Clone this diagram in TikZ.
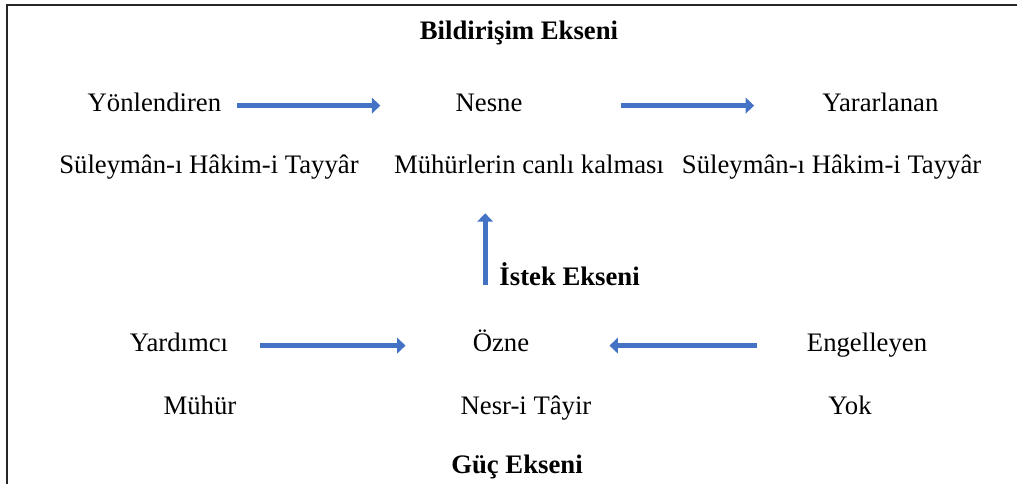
\documentclass[tikz,border=0pt]{standalone}
\usepackage{fontspec}
\setmainfont{Liberation Serif}
\usetikzlibrary{arrows.meta}
\definecolor{okmavi}{HTML}{4472C4}
\definecolor{cerceve}{HTML}{262626}
\tikzset{
	eleman/.style={inner sep=0pt, anchor=base, text height=0.42cm, text depth=0.1cm, font=\fontsize{19}{23}\selectfont},
	eksen/.style={eleman, font=\fontsize{19}{23}\selectfont\bfseries},
	okcizgi/.style={draw=okmavi, line width=3.6pt, arrows={-{Triangle[length=6pt, width=11pt]}}}
}

\begin{document}
\begin{tikzpicture}
	\useasboundingbox (0,0) rectangle (25.5,12.1);
	\draw [cerceve, line width=1.4pt] (25.43,11.975) -- (0.175,11.975) -- (0.175,0);
	% bildirim ekseni
	\node [eksen] (bildirisim) at (12.975,11.1) {Bildirişim Ekseni};
	\node [eleman] (yon) at (3.86,9.3) {Yönlendiren};
	\node [eleman] (nesne) at (12.225,9.3) {Nesne};
	\node [eleman] (yararlanan) at (22.01,9.3) {Yararlanan};
	\node [eleman] (sulA) at (5.225,7.75) {Süleymân-ı Hâkim-i Tayyâr};
	\node [eleman] (canli) at (13.225,7.75) {Mühürlerin canlı kalması};
	\node [eleman] (sulB) at (20.79,7.75) {Süleymân-ı Hâkim-i Tayyâr};
	% istek ekseni
	\node [eksen] (istek) at (14.24,4.95) {İstek Ekseni};
	% güç ekseni
	\node [eleman] (yardimci) at (4.475,3.3) {Yardımcı};
	\node [eleman] (ozne) at (12.525,3.3) {Özne};
	\node [eleman] (engelleyen) at (21.675,3.3) {Engelleyen};
	\node [eleman] (muhur) at (5.0,1.725) {Mühür};
	\node [eleman] (nesr) at (13.15,1.725) {Nesr-i Tâyir};
	\node [eleman] (yok) at (21.25,1.725) {Yok};
	\node [eksen] (guc) at (12.925,0.25) {Güç Ekseni};
	\draw [okcizgi] ([xshift=0.4cm]yon.east) -- ([xshift=-1.875cm]nesne.west);
	\draw [okcizgi] ([xshift=2.45cm]nesne.east) -- ([xshift=-1.7cm]yararlanan.west);
	\draw [okcizgi] ([xshift=0.8cm]yardimci.east) -- ([xshift=-1.675cm]ozne.west);
	\draw [okcizgi] ([xshift=-1.25cm]engelleyen.west) -- ([xshift=2cm]ozne.east);
	\coordinate (istekalt) at ([xshift=-0.35cm, yshift=0.025cm]istek.base west);
	\draw [okcizgi, shorten >=0.875cm] (istekalt) -- (istekalt |- canli.south);
\end{tikzpicture}
\end{document}
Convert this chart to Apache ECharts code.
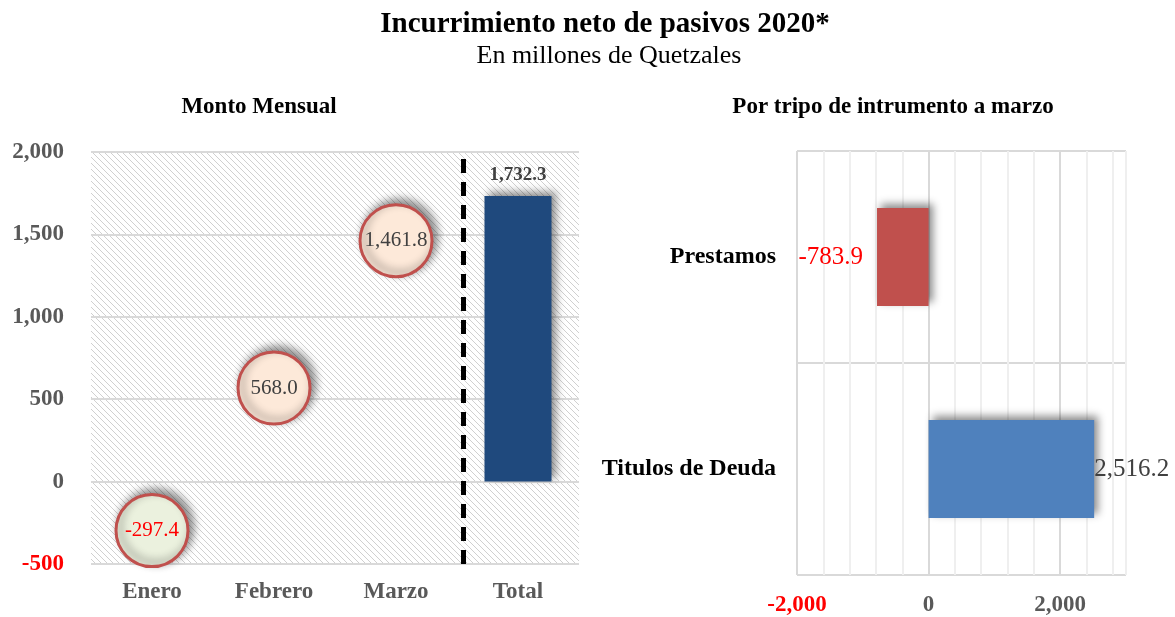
<!DOCTYPE html>
<html lang="es">
<head>
    <meta charset="UTF-8">
    <title>Incurrimiento neto de pasivos 2020</title>
    <script src="https://cdn.jsdelivr.net/npm/echarts@6.0.0/dist/echarts.min.js"></script>
    <style>
        html, body { margin: 0; padding: 0; background: #fff; }
        #chart { width: 1175px; height: 617px; }
    </style>
</head>
<body>
    <div id="chart"></div>

    <script>
        // monthly amounts (left panel)
        const months = ['Enero', 'Febrero', 'Marzo', 'Total'];
        const monthlyValues = [-297.4, 568.0, 1461.8];
        const totalValue = 1732.3;
        const leftTicks = [-500, 0, 500, 1000, 1500, 2000];

        // by instrument (right panel), bottom to top
        const instruments = ['Titulos de Deuda', 'Prestamos'];
        const instrumentValues = [2516.2, -783.9];
        const rightTicks = [-2000, 0, 2000];

        const serif = '"Liberation Serif", "Times New Roman", serif';
        const fmt = new Intl.NumberFormat('en-US', { minimumFractionDigits: 1, maximumFractionDigits: 1 });
        const fmtInt = new Intl.NumberFormat('en-US');

        // diagonal hatch for the left plot background
        function hatch() {
            const c = document.createElement('canvas');
            c.width = 6; c.height = 6;
            const ctx = c.getContext('2d');
            ctx.fillStyle = '#ffffff';
            ctx.fillRect(0, 0, 6, 6);
            ctx.strokeStyle = '#d0d0d0';
            ctx.lineWidth = 1;
            ctx.beginPath();
            ctx.moveTo(-1, -1); ctx.lineTo(7, 7);
            ctx.moveTo(-1, 5); ctx.lineTo(1, 7);
            ctx.moveTo(5, -1); ctx.lineTo(7, 1);
            ctx.stroke();
            return { image: c, repeat: 'repeat' };
        }

        const chart = echarts.init(document.getElementById('chart'));

        const bubbleData = monthlyValues.map(v => ({
            value: v,
            itemStyle: { color: v < 0 ? '#EBF1DE' : '#FDE9D9' },
            label: { color: v < 0 ? '#FF0000' : '#404040' }
        }));

        const shadow = {
            shadowColor: 'rgba(0,0,0,0.45)',
            shadowBlur: 8,
            shadowOffsetX: 4,
            shadowOffsetY: -4
        };

        // divider between the months and the total (in category units)
        const dividerAt = 3.05;

        chart.setOption({
            animation: false,
            backgroundColor: '#fff',
            title: [
                {
                    text: 'Incurrimiento neto de pasivos 2020*',
                    left: 600, top: 5, textAlign: 'center',
                    textStyle: { fontFamily: serif, fontSize: 29, fontWeight: 'bold', color: '#000' }
                },
                {
                    text: 'En millones de Quetzales',
                    left: 604, top: 38, textAlign: 'center',
                    textStyle: { fontFamily: serif, fontSize: 26, fontWeight: 'normal', color: '#000' }
                },
                {
                    text: 'Monto Mensual',
                    left: 254, top: 91, textAlign: 'center',
                    textStyle: { fontFamily: serif, fontSize: 23, fontWeight: 'bold', color: '#000' }
                },
                {
                    text: 'Por tripo de intrumento a marzo',
                    left: 888, top: 91, textAlign: 'center',
                    textStyle: { fontFamily: serif, fontSize: 23, fontWeight: 'bold', color: '#000' }
                }
            ],
            grid: [
                { left: 91, right: 596, top: 152, bottom: 53, show: true, borderWidth: 0, backgroundColor: hatch() },
                { left: 797, right: 49, top: 151, bottom: 41 }
            ],
            xAxis: [
                {
                    type: 'category', gridIndex: 0, data: months,
                    axisLine: { show: false }, axisTick: { show: false },
                    axisLabel: { margin: 17, fontFamily: serif, fontSize: 23, fontWeight: 'bold', color: '#595959' }
                },
                { type: 'value', gridIndex: 0, min: 0, max: 4, show: false },
                {
                    type: 'value', gridIndex: 1, min: -2000, max: 3000, interval: 400,
                    axisLine: { show: false }, axisTick: { show: false },
                    splitLine: { show: true, lineStyle: { color: ['#D9D9D9', '#EFEFEF', '#EFEFEF', '#EFEFEF', '#EFEFEF'], width: 2 } },
                    axisLabel: {
                        margin: 19, fontFamily: serif, fontSize: 23, fontWeight: 'bold',
                        showMaxLabel: false,
                        formatter: v => rightTicks.includes(v) ? fmtInt.format(v) : '',
                        color: v => Number(v) < 0 ? '#FF0000' : '#595959'
                    }
                }
            ],
            yAxis: [
                {
                    type: 'value', gridIndex: 0, min: leftTicks[0], max: leftTicks[leftTicks.length - 1], interval: 500,
                    axisLine: { show: false }, axisTick: { show: false },
                    splitLine: { lineStyle: { color: '#D9D9D9', width: 2 } },
                    axisLabel: {
                        margin: 27, fontFamily: serif, fontSize: 23, fontWeight: 'bold',
                        formatter: v => fmtInt.format(v),
                        color: v => Number(v) < 0 ? '#FF0000' : '#595959'
                    }
                },
                {
                    type: 'category', gridIndex: 1, data: instruments,
                    axisLine: { show: false }, axisTick: { show: false },
                    splitLine: { show: true, lineStyle: { color: '#D9D9D9', width: 2 } },
                    axisLabel: { margin: 21, fontFamily: serif, fontSize: 24, fontWeight: 'bold', color: '#000' }
                }
            ],
            series: [
                {
                    type: 'bar', xAxisIndex: 0, yAxisIndex: 0,
                    data: ['-', '-', '-', totalValue],
                    barWidth: 67,
                    itemStyle: Object.assign({ color: '#1F497D' }, shadow),
                    label: {
                        show: true, position: 'top', distance: 12,
                        fontFamily: serif, fontSize: 19, fontWeight: 'bold', color: '#404040',
                        formatter: p => fmt.format(p.value)
                    },
                    z: 3
                },
                {
                    type: 'scatter', xAxisIndex: 0, yAxisIndex: 0,
                    data: bubbleData,
                    symbolSize: 72,
                    itemStyle: Object.assign({ borderColor: '#C0504D', borderWidth: 3, opacity: 1 }, shadow),
                    label: {
                        show: true, position: 'inside',
                        fontFamily: serif, fontSize: 21,
                        formatter: p => fmt.format(p.value)
                    },
                    z: 4
                },
                {
                    type: 'scatter', xAxisIndex: 1, yAxisIndex: 0,
                    data: [[dividerAt, 0]],
                    symbolSize: 0,
                    silent: true,
                    markLine: {
                        silent: true, symbol: 'none', label: { show: false },
                        lineStyle: { color: '#000', width: 5, type: [14, 9] },
                        data: [{ xAxis: dividerAt }]
                    },
                    z: 5
                },
                {
                    type: 'bar', xAxisIndex: 2, yAxisIndex: 1,
                    barWidth: 98,
                    data: instrumentValues.map(v => ({
                        value: v,
                        itemStyle: Object.assign({ color: v < 0 ? '#C0504D' : '#4F81BD' }, shadow),
                        label: {
                            position: v < 0 ? 'left' : 'right',
                            distance: v < 0 ? 14 : 0,
                            color: v < 0 ? '#FF0000' : '#404040'
                        }
                    })),
                    label: {
                        show: true,
                        fontFamily: serif, fontSize: 25,
                        formatter: p => fmt.format(p.value)
                    }
                }
            ]
        });
    </script>
</body>
</html>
• • • • • • •
→ DIRECTION: Copy, exactly as they stand, the lines from the one that holds "Convert this chart to Apache ECharts code." to the one that holds "const leftTicks = [-500, 0, 500, 1000, 1500, 2000];", both included, and drop every picture.

→ WORKED SOLUTION:
Convert this chart to Apache ECharts code.
<!DOCTYPE html>
<html lang="es">
<head>
    <meta charset="UTF-8">
    <title>Incurrimiento neto de pasivos 2020</title>
    <script src="https://cdn.jsdelivr.net/npm/echarts@6.0.0/dist/echarts.min.js"></script>
    <style>
        html, body { margin: 0; padding: 0; background: #fff; }
        #chart { width: 1175px; height: 617px; }
    </style>
</head>
<body>
    <div id="chart"></div>

    <script>
        // monthly amounts (left panel)
        const months = ['Enero', 'Febrero', 'Marzo', 'Total'];
        const monthlyValues = [-297.4, 568.0, 1461.8];
        const totalValue = 1732.3;
        const leftTicks = [-500, 0, 500, 1000, 1500, 2000];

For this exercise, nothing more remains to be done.